On “spooking” markets with talk of a rate increase:

“A policy of direct inflation targeting has to be aimed at influencing expectations of future inflation. If we were to tolerate persistently high inflation, we’d be violating our own policy guidelines. We had to send an appropriate signal and gradually increase its intensity.

“Spooking markets is nothing more than preparing them. Only a few months ago they were expecting rate cuts, not an increase. That would have been a shock. The Council consciously decided to prepare markets for a possible rate hike, we didn’t want a surprise. Unfortunately, investors didn’t want to listen for quite some time. Now I hope they will pay close attention to our opinions and not just rely on their own judgment.”

On the impact of higher rates on economic growth:

“It’s no secret that rate increases don’t foster economic growth. However, our view of the economy is more optimistic than that of most analysts. The economy is slowing, as everyone expected, but more gradually than had been feared. Next year growth should rebound, which can be seen in the government’s own budget forecasts for 2013. I wouldn’t be concerned about any negative effect on growth. We can expect to see the impact in four to six quarters and it will be to stabilize growth.
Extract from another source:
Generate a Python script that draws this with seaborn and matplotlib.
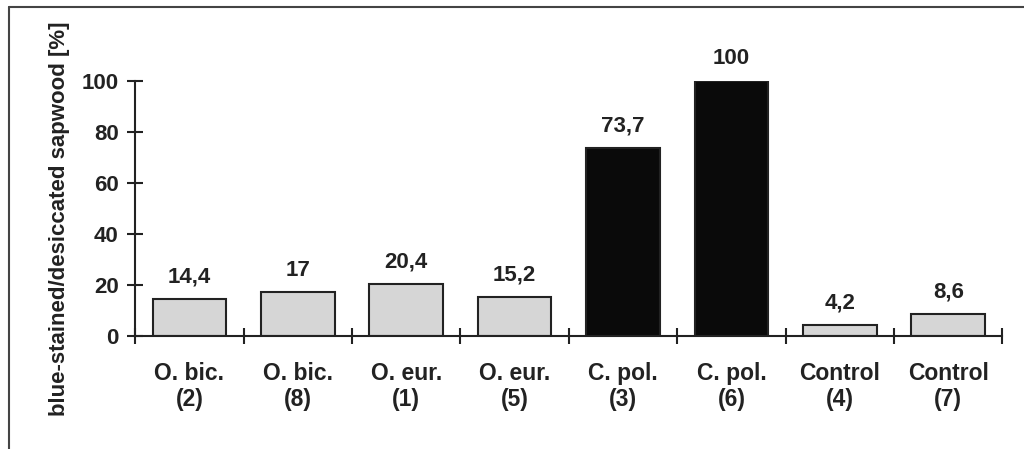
import numpy as np
import pandas as pd
import matplotlib
matplotlib.use('Agg')
import matplotlib.pyplot as plt
import seaborn as sns
from matplotlib.lines import Line2D

# data
species = ['O. bic.', 'O. bic.', 'O. eur.', 'O. eur.', 'C. pol.', 'C. pol.', 'Control', 'Control']
trees = ['(2)', '(8)', '(1)', '(5)', '(3)', '(6)', '(4)', '(7)']
values = [14.4, 17, 20.4, 15.2, 73.7, 100, 4.2, 8.6]
value_labels = ['14,4', '17', '20,4', '15,2', '73,7', '100', '4,2', '8,6']
bar_colors = ['#d6d6d6', '#d6d6d6', '#d6d6d6', '#d6d6d6', '#0a0a0a', '#0a0a0a', '#d6d6d6', '#d6d6d6']

sns.set_style('white')
plt.rcParams['font.family'] = ['Liberation Sans', 'DejaVu Sans']

cats = [s + '\n' + t for s, t in zip(species, trees)]
df = pd.DataFrame({'cat': cats, 'val': values})

fig = plt.figure(figsize=(10.24, 4.49), dpi=100)
ax = fig.add_axes([0.132, 0.252, 0.847, 0.568])

sns.barplot(data=df, x='cat', y='val', hue='cat', palette=bar_colors,
            width=0.68, edgecolor='#222222', linewidth=1.5,
            legend=False, ax=ax, saturation=1)

# value labels over bars
for i, (v, lab) in enumerate(zip(values, value_labels)):
    ax.text(i, v + 4.5, lab, ha='center', va='bottom',
            fontsize=16, fontweight='bold', color='#222222')

ax.set_xlim(-0.5, 7.5)
ax.set_ylim(0, 100)
ax.set_yticks([0, 20, 40, 60, 80, 100])
ax.set_xticks(range(8))
ax.set_xticklabels(cats, fontsize=16.5, fontweight='bold', color='#222222',
                   linespacing=1.15)
ax.set_xticks(np.arange(-0.5, 8, 1), minor=True)
ax.tick_params(which='both', bottom=True, left=True)
ax.tick_params(axis='x', which='major', length=0, pad=19)
ax.tick_params(axis='x', which='minor', length=12, width=1.5,
               direction='inout', color='#222222')
ax.tick_params(axis='y', length=12, width=1.5, direction='inout',
               color='#222222', pad=6)
for t in ax.get_yticklabels():
    t.set_fontsize(16)
    t.set_fontweight('bold')
    t.set_color('#222222')

ax.set_xlabel('')
ax.set_ylabel('blue-stained/desiccated sapwood [%]', fontsize=16,
              fontweight='bold', color='#222222')
ax.yaxis.set_label_coords(-0.075, 0.46)

sns.despine(ax=ax)
for sp in ['left', 'bottom']:
    ax.spines[sp].set_linewidth(1.5)
    ax.spines[sp].set_color('#222222')

# outer frame (left and top lines)
fig.add_artist(Line2D([9 / 1024, 9 / 1024], [0, 1 - 7 / 449],
                      transform=fig.transFigure, color='#444444', lw=1.5))
fig.add_artist(Line2D([9 / 1024, 1], [1 - 7 / 449, 1 - 7 / 449],
                      transform=fig.transFigure, color='#444444', lw=1.5))

fig.savefig('out.png', dpi=100)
“In the first half of 2011, we definitely had a tightening of monetary policy. Raising interest rates by 100 basis points was tightening, but from an abnormally low level, by Polish standards, of 3.5 percent. I call last week’s decision a return to normal in monetary policy, not tightening. After the increase interest rates are still relatively low, but at least they’re now positive in real terms.

“The experience of emerging-market countries shows that keeping real interest rates negative for too long demolishes an inflation-targeting strategy. It erodes newly-acquired confidence in the central bank and uproots inflation expectations. People have confidence in the zloty because they believe that inflation won’t spin out of control. Of course they complain about low interest on bank accounts, but at least they’re not losing money. And in most developed countries, customers are losing money on their deposits. We can’t risk spoiling that. After the rate increase we returned to positive real interest rates. That’s why I call it a return to normal.”

On the future rate outlook:

“Will there be another rate increase? Let’s not judge that now. The Council signaled that it’s determined to fight inflation and I think it was a powerful signal. You can see from the scale of the reaction.”

On the impact of the EU crisis on Polish monetary policy:

“We’re taking account of European developments in our monetary policy, but it’s not a nervous reaction. Our monetary policy is accommodative and we’re not trying to curb inflation at all costs, because we know that the economic cost could be very high. Our interest rates are higher than in the euro area or the U.S., but thanks to that, we have monetary policy ready to use to protect the economy if there were a drastic worsening of Poland’s economic outlook. The developed countries have been stripped of this weapon since their interest rates are practically at zero. That’s why they had to resort to quantitative easing.”